Hobby Lobby Loses 11-Year Battle To Ban Trans Employee From Using Bathroom
Eleven years ago, a Hobby Lobby store in East Aurora, Illinois, banned Meggan Sommerville, an employee who had been working there for 23 years, from using the bathroom at work. Why? Because she happened to be trans and the owners of Hobby Lobby are super religious theocratic assholes who for some reason believe they have a constitutional right to force their employees to practice their religion. Frequently, our courts have done little to disabuse them of this notion.
But on Friday, Hobby Lobby lost. A unanimous verdict from Illinois's Second District Appellate Court — from a panel of all conservative judges, mind you — rejected every one of Hobby Lobby's claims, and it wasn't even close. Appellate Court Justice Mary Seminara-Schostok, in a joint opinion with Appellate Court Justices Kathryn E. Zenoff and Ann B. Jorgensen, wrote out the four key findings that led them to determine the case in Sommerville's favor.
1. "The only reason that Sommerville is barred from using the women's bathroom is that she is a transgender woman, unlike the other women (at least, as far as Hobby Lobby knows)."
2. "Hobby Lobby argues that it was simply acting as a reasonable employer and enforcing its rules about separate bathrooms by keeping a male out of the women's bathroom, but Hobby Lobby itself recognizes that Sommerville is female. Hobby Lobby's unlawful discrimination was not designating bathrooms by sex, but denying Sommerville access to the bathroom that matched her sex."
3. "The existence of the unisex bathroom is irrelevant to the main issue in this case, which is whether Hobby Lobby violated Sommerville's civil rights in denying her, but not other women, access to the women's bathroom. Hobby Lobby's provision of a unisex bathroom available to all employees and customers cannot cure its unequal treatment of Sommerville with respect to the women's bathroom."

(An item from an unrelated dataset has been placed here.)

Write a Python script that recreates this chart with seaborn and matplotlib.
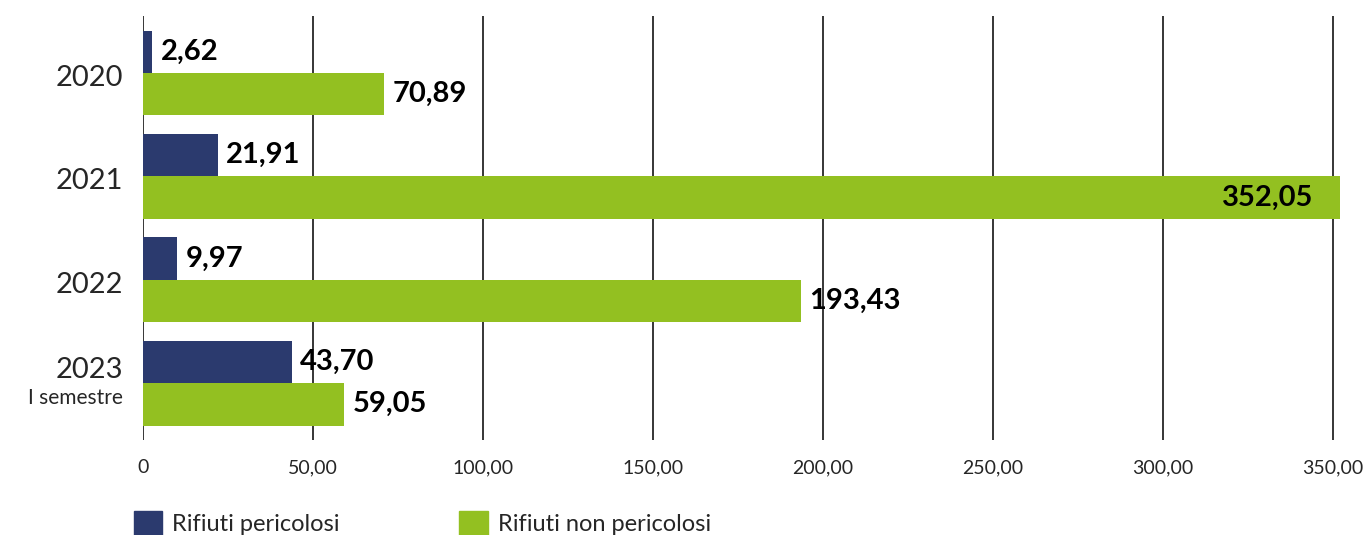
import pandas as pd
import seaborn as sns
import matplotlib.pyplot as plt
import matplotlib.patches as mpatches

# data
anni = ["2020", "2021", "2022", "2023"]
pericolosi = [2.62, 21.91, 9.97, 43.70]
non_pericolosi = [70.89, 352.05, 193.43, 59.05]
serie = ["Rifiuti pericolosi", "Rifiuti non pericolosi"]
x_ticks = [0, 50, 100, 150, 200, 250, 300, 350]

BLUE = "#2b3a6e"
GREEN = "#93c021"


def fmt_it(v):
    return f"{v:.2f}".replace(".", ",")


df = pd.DataFrame({
    "Anno": anni * 2,
    "Valore": pericolosi + non_pericolosi,
    "Tipo": [serie[0]] * len(anni) + [serie[1]] * len(anni),
})

sns.set_style("white")
plt.rcParams["font.family"] = ["Lato", "DejaVu Sans"]

fig = plt.figure(figsize=(13.69, 5.35), dpi=100)
ax = fig.add_axes([0.1045, 0.1776, 0.875, 0.7924])

sns.barplot(data=df, y="Anno", x="Valore", hue="Tipo", order=anni,
            hue_order=serie, palette=[BLUE, GREEN], orient="h",
            width=0.82, saturation=1, linewidth=0, ax=ax, legend=False)

ax.set_xlim(0, 352.3)
ax.set_ylim(3.55, -0.55)
ax.set_xticks(x_ticks)
ax.set_xticklabels(["0"] + [fmt_it(t) for t in x_ticks[1:]], fontsize=14)
ax.grid(axis="x", color="black", linewidth=1.1)
ax.set_axisbelow(True)
for s in ax.spines.values():
    s.set_visible(False)
ax.tick_params(axis="both", length=0)
ax.tick_params(axis="x", pad=14)
ax.set_xlabel("")
ax.set_ylabel("")

# y labels drawn as text: the last one has a second, smaller line
ax.set_yticks(range(len(anni)))
ax.set_yticklabels([])
for i, a in enumerate(anni[:-1]):
    ax.text(-6, i + 0.05, a, ha="right", va="center", fontsize=21, clip_on=False)
ax.text(-6, 2.87, anni[-1], ha="right", va="center", fontsize=21, clip_on=False)
ax.text(-6, 3.14, "I semestre", ha="right", va="center", fontsize=15, clip_on=False)

# value labels
for cont in ax.containers:
    for bar in cont:
        v = bar.get_width()
        yc = bar.get_y() + bar.get_height() / 2
        if v > 300:
            ax.text(v - 8, yc, fmt_it(v), ha="right", va="center",
                    fontsize=21, fontweight="bold", color="black")
        else:
            ax.text(v + 2.5, yc, fmt_it(v), ha="left", va="center",
                    fontsize=21, fontweight="bold", color="black")

handles = [mpatches.Patch(color=BLUE, label=serie[0]),
           mpatches.Patch(color=GREEN, label=serie[1])]
fig.legend(handles=handles, loc="lower left", bbox_to_anchor=(0.082, -0.04),
           ncol=2, frameon=False, fontsize=17, handlelength=1.2,
           handleheight=1.2, handletextpad=0.45, columnspacing=5.05)

fig.savefig("out.png", dpi=100)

4. "The final argument raised by Hobby Lobby regarding its bathroom ban—that it was necessary to protect other women from Sommerville—lacks support in either the record or logic... There is simply no evidence that Sommerville's use of the women's bathroom would pose a safety risk to other women... The presence of a transgender person in a bathroom poses no greater inherent risk to privacy or safety than that posed by anyone else who uses the bathroom."
The judges also denied Hobby Lobby's petition to not have to pay Sommerville the $220,000 awarded by Illinois's Human Rights Commission, and remanded the case back to the Commission so it can determine if Hobby Lobby owes Sommerville even more than that.
Much of the decision was predicated on the fact that not only was Sommerville recognized as a woman by the state of Illinois, but also by Hobby Lobby itself. Upon transitioning, Sommerville informed the company of her new name and gender, and the company updated its paperwork to reflect that. Thus, it seemed patently ridiculous Hobby Lobby would not allow a woman the company recognized as a woman to use the women's bathroom.
"This is a precedent setting case in Illinois, because the Human Rights Act has never been tested in this way in Illinois, and actually in the country," Sommerville told reporters. The Illinois Human Rights Act "forbids discrimination in education, employment, access to financial credit, public accommodations, and real estate transactions."
According to her lawyer, the decision will impact not just that one Hobby Lobby store in East Aurora, but every place of business statewide. It will also impact a whole lot of people who will be able to cite this case instead of having to fight 11-year legal battles of their own.